---------- RECORDED DATA

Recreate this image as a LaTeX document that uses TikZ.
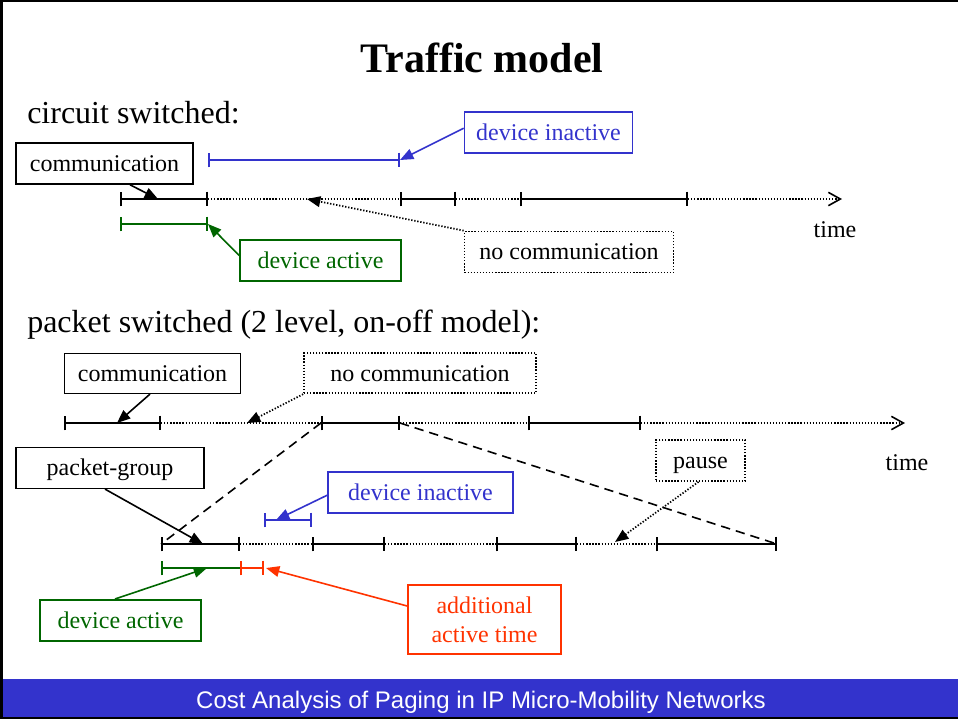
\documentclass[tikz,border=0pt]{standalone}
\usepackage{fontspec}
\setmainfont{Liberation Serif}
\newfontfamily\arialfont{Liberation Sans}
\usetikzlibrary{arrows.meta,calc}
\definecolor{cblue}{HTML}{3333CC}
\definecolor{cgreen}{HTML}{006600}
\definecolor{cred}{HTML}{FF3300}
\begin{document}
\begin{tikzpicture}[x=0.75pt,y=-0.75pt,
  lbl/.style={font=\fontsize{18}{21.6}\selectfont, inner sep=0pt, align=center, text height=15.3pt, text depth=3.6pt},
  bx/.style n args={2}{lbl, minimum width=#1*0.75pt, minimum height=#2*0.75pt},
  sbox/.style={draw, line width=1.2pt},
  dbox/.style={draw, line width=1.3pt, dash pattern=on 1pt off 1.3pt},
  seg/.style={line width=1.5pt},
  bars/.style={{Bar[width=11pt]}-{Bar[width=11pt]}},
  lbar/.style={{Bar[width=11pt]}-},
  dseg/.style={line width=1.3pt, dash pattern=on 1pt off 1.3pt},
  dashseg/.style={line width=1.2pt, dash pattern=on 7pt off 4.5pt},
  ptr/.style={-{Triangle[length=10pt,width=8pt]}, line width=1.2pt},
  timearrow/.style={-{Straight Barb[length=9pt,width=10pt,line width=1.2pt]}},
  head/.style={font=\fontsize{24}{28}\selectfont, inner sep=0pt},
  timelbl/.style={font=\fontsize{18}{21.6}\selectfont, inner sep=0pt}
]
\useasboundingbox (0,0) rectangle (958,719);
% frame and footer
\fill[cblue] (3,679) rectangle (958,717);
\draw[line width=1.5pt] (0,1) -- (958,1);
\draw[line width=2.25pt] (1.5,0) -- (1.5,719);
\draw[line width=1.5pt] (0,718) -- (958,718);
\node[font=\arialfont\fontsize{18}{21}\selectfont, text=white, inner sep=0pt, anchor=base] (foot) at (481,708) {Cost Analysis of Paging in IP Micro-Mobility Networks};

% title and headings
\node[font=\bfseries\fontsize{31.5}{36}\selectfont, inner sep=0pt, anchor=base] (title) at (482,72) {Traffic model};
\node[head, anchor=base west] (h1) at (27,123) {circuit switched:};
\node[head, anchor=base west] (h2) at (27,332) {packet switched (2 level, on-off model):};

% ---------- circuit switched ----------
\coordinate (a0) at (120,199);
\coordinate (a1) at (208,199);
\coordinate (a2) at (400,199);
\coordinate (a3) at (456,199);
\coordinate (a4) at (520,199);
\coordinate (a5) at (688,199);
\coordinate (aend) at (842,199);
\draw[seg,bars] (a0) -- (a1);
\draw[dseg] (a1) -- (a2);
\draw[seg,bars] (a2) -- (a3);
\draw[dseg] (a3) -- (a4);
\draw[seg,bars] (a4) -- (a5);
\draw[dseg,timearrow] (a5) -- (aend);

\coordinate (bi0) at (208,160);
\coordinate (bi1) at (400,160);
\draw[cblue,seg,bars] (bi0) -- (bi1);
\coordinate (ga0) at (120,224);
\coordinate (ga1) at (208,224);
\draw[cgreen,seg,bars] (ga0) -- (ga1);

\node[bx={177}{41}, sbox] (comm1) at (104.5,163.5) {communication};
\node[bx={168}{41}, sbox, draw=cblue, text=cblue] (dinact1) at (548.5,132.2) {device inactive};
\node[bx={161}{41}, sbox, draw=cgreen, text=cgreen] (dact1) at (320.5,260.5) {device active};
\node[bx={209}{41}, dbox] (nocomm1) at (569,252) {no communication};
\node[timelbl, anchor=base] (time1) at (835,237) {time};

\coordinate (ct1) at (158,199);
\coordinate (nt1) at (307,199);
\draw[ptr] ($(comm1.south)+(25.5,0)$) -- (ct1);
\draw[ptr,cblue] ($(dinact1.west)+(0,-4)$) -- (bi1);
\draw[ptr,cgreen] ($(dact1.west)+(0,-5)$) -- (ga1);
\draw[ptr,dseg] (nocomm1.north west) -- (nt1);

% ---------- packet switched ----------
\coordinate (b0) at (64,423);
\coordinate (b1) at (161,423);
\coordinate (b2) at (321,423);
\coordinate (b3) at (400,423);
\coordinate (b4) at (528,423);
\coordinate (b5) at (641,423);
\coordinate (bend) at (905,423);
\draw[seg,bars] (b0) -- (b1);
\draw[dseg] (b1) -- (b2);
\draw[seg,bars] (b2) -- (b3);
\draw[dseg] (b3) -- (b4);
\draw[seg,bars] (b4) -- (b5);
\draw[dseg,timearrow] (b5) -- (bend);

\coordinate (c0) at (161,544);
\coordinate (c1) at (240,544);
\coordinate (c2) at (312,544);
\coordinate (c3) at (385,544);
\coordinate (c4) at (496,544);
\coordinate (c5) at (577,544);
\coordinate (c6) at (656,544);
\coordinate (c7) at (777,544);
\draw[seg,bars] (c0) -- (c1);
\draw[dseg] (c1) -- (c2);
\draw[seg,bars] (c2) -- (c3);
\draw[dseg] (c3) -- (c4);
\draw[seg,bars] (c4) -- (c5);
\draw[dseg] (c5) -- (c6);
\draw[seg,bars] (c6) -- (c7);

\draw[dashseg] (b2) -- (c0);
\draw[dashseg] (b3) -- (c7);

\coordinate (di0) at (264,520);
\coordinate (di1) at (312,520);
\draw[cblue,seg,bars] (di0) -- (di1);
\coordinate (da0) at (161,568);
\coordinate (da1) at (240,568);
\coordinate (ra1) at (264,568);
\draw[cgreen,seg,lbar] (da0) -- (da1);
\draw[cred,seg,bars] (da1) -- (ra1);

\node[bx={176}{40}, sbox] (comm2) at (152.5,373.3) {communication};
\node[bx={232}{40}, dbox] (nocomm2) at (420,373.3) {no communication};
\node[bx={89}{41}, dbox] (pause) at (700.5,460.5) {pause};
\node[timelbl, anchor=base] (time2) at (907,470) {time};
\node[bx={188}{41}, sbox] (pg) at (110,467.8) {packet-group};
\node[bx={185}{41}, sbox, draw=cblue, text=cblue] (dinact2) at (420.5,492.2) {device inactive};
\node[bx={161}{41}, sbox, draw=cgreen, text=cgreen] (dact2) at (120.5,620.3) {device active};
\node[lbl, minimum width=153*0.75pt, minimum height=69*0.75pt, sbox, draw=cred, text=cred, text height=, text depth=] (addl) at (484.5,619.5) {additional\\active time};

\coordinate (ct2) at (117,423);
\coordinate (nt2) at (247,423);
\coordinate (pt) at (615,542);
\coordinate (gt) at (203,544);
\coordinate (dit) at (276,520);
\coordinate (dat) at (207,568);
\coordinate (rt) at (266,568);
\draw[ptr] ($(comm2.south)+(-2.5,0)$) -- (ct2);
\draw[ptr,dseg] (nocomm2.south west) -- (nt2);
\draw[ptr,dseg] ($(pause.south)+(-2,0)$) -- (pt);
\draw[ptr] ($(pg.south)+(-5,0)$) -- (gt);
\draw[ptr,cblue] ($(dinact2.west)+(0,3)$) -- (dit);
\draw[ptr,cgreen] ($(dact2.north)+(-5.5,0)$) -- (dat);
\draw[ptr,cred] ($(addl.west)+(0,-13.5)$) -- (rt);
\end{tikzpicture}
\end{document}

--------------------

§ SET EXERCISE:
Without the pictures, repeat the listing above exactly.

§ TASK RESULT:
Recreate this image as a LaTeX document that uses TikZ.
\documentclass[tikz,border=0pt]{standalone}
\usepackage{fontspec}
\setmainfont{Liberation Serif}
\newfontfamily\arialfont{Liberation Sans}
\usetikzlibrary{arrows.meta,calc}
\definecolor{cblue}{HTML}{3333CC}
\definecolor{cgreen}{HTML}{006600}
\definecolor{cred}{HTML}{FF3300}
\begin{document}
\begin{tikzpicture}[x=0.75pt,y=-0.75pt,
  lbl/.style={font=\fontsize{18}{21.6}\selectfont, inner sep=0pt, align=center, text height=15.3pt, text depth=3.6pt},
  bx/.style n args={2}{lbl, minimum width=#1*0.75pt, minimum height=#2*0.75pt},
  sbox/.style={draw, line width=1.2pt},
  dbox/.style={draw, line width=1.3pt, dash pattern=on 1pt off 1.3pt},
  seg/.style={line width=1.5pt},
  bars/.style={{Bar[width=11pt]}-{Bar[width=11pt]}},
  lbar/.style={{Bar[width=11pt]}-},
  dseg/.style={line width=1.3pt, dash pattern=on 1pt off 1.3pt},
  dashseg/.style={line width=1.2pt, dash pattern=on 7pt off 4.5pt},
  ptr/.style={-{Triangle[length=10pt,width=8pt]}, line width=1.2pt},
  timearrow/.style={-{Straight Barb[length=9pt,width=10pt,line width=1.2pt]}},
  head/.style={font=\fontsize{24}{28}\selectfont, inner sep=0pt},
  timelbl/.style={font=\fontsize{18}{21.6}\selectfont, inner sep=0pt}
]
\useasboundingbox (0,0) rectangle (958,719);
% frame and footer
\fill[cblue] (3,679) rectangle (958,717);
\draw[line width=1.5pt] (0,1) -- (958,1);
\draw[line width=2.25pt] (1.5,0) -- (1.5,719);
\draw[line width=1.5pt] (0,718) -- (958,718);
\node[font=\arialfont\fontsize{18}{21}\selectfont, text=white, inner sep=0pt, anchor=base] (foot) at (481,708) {Cost Analysis of Paging in IP Micro-Mobility Networks};

% title and headings
\node[font=\bfseries\fontsize{31.5}{36}\selectfont, inner sep=0pt, anchor=base] (title) at (482,72) {Traffic model};
\node[head, anchor=base west] (h1) at (27,123) {circuit switched:};
\node[head, anchor=base west] (h2) at (27,332) {packet switched (2 level, on-off model):};

% ---------- circuit switched ----------
\coordinate (a0) at (120,199);
\coordinate (a1) at (208,199);
\coordinate (a2) at (400,199);
\coordinate (a3) at (456,199);
\coordinate (a4) at (520,199);
\coordinate (a5) at (688,199);
\coordinate (aend) at (842,199);
\draw[seg,bars] (a0) -- (a1);
\draw[dseg] (a1) -- (a2);
\draw[seg,bars] (a2) -- (a3);
\draw[dseg] (a3) -- (a4);
\draw[seg,bars] (a4) -- (a5);
\draw[dseg,timearrow] (a5) -- (aend);

\coordinate (bi0) at (208,160);
\coordinate (bi1) at (400,160);
\draw[cblue,seg,bars] (bi0) -- (bi1);
\coordinate (ga0) at (120,224);
\coordinate (ga1) at (208,224);
\draw[cgreen,seg,bars] (ga0) -- (ga1);

\node[bx={177}{41}, sbox] (comm1) at (104.5,163.5) {communication};
\node[bx={168}{41}, sbox, draw=cblue, text=cblue] (dinact1) at (548.5,132.2) {device inactive};
\node[bx={161}{41}, sbox, draw=cgreen, text=cgreen] (dact1) at (320.5,260.5) {device active};
\node[bx={209}{41}, dbox] (nocomm1) at (569,252) {no communication};
\node[timelbl, anchor=base] (time1) at (835,237) {time};

\coordinate (ct1) at (158,199);
\coordinate (nt1) at (307,199);
\draw[ptr] ($(comm1.south)+(25.5,0)$) -- (ct1);
\draw[ptr,cblue] ($(dinact1.west)+(0,-4)$) -- (bi1);
\draw[ptr,cgreen] ($(dact1.west)+(0,-5)$) -- (ga1);
\draw[ptr,dseg] (nocomm1.north west) -- (nt1);

% ---------- packet switched ----------
\coordinate (b0) at (64,423);
\coordinate (b1) at (161,423);
\coordinate (b2) at (321,423);
\coordinate (b3) at (400,423);
\coordinate (b4) at (528,423);
\coordinate (b5) at (641,423);
\coordinate (bend) at (905,423);
\draw[seg,bars] (b0) -- (b1);
\draw[dseg] (b1) -- (b2);
\draw[seg,bars] (b2) -- (b3);
\draw[dseg] (b3) -- (b4);
\draw[seg,bars] (b4) -- (b5);
\draw[dseg,timearrow] (b5) -- (bend);

\coordinate (c0) at (161,544);
\coordinate (c1) at (240,544);
\coordinate (c2) at (312,544);
\coordinate (c3) at (385,544);
\coordinate (c4) at (496,544);
\coordinate (c5) at (577,544);
\coordinate (c6) at (656,544);
\coordinate (c7) at (777,544);
\draw[seg,bars] (c0) -- (c1);
\draw[dseg] (c1) -- (c2);
\draw[seg,bars] (c2) -- (c3);
\draw[dseg] (c3) -- (c4);
\draw[seg,bars] (c4) -- (c5);
\draw[dseg] (c5) -- (c6);
\draw[seg,bars] (c6) -- (c7);

\draw[dashseg] (b2) -- (c0);
\draw[dashseg] (b3) -- (c7);

\coordinate (di0) at (264,520);
\coordinate (di1) at (312,520);
\draw[cblue,seg,bars] (di0) -- (di1);
\coordinate (da0) at (161,568);
\coordinate (da1) at (240,568);
\coordinate (ra1) at (264,568);
\draw[cgreen,seg,lbar] (da0) -- (da1);
\draw[cred,seg,bars] (da1) -- (ra1);

\node[bx={176}{40}, sbox] (comm2) at (152.5,373.3) {communication};
\node[bx={232}{40}, dbox] (nocomm2) at (420,373.3) {no communication};
\node[bx={89}{41}, dbox] (pause) at (700.5,460.5) {pause};
\node[timelbl, anchor=base] (time2) at (907,470) {time};
\node[bx={188}{41}, sbox] (pg) at (110,467.8) {packet-group};
\node[bx={185}{41}, sbox, draw=cblue, text=cblue] (dinact2) at (420.5,492.2) {device inactive};
\node[bx={161}{41}, sbox, draw=cgreen, text=cgreen] (dact2) at (120.5,620.3) {device active};
\node[lbl, minimum width=153*0.75pt, minimum height=69*0.75pt, sbox, draw=cred, text=cred, text height=, text depth=] (addl) at (484.5,619.5) {additional\\active time};

\coordinate (ct2) at (117,423);
\coordinate (nt2) at (247,423);
\coordinate (pt) at (615,542);
\coordinate (gt) at (203,544);
\coordinate (dit) at (276,520);
\coordinate (dat) at (207,568);
\coordinate (rt) at (266,568);
\draw[ptr] ($(comm2.south)+(-2.5,0)$) -- (ct2);
\draw[ptr,dseg] (nocomm2.south west) -- (nt2);
\draw[ptr,dseg] ($(pause.south)+(-2,0)$) -- (pt);
\draw[ptr] ($(pg.south)+(-5,0)$) -- (gt);
\draw[ptr,cblue] ($(dinact2.west)+(0,3)$) -- (dit);
\draw[ptr,cgreen] ($(dact2.north)+(-5.5,0)$) -- (dat);
\draw[ptr,cred] ($(addl.west)+(0,-13.5)$) -- (rt);
\end{tikzpicture}
\end{document}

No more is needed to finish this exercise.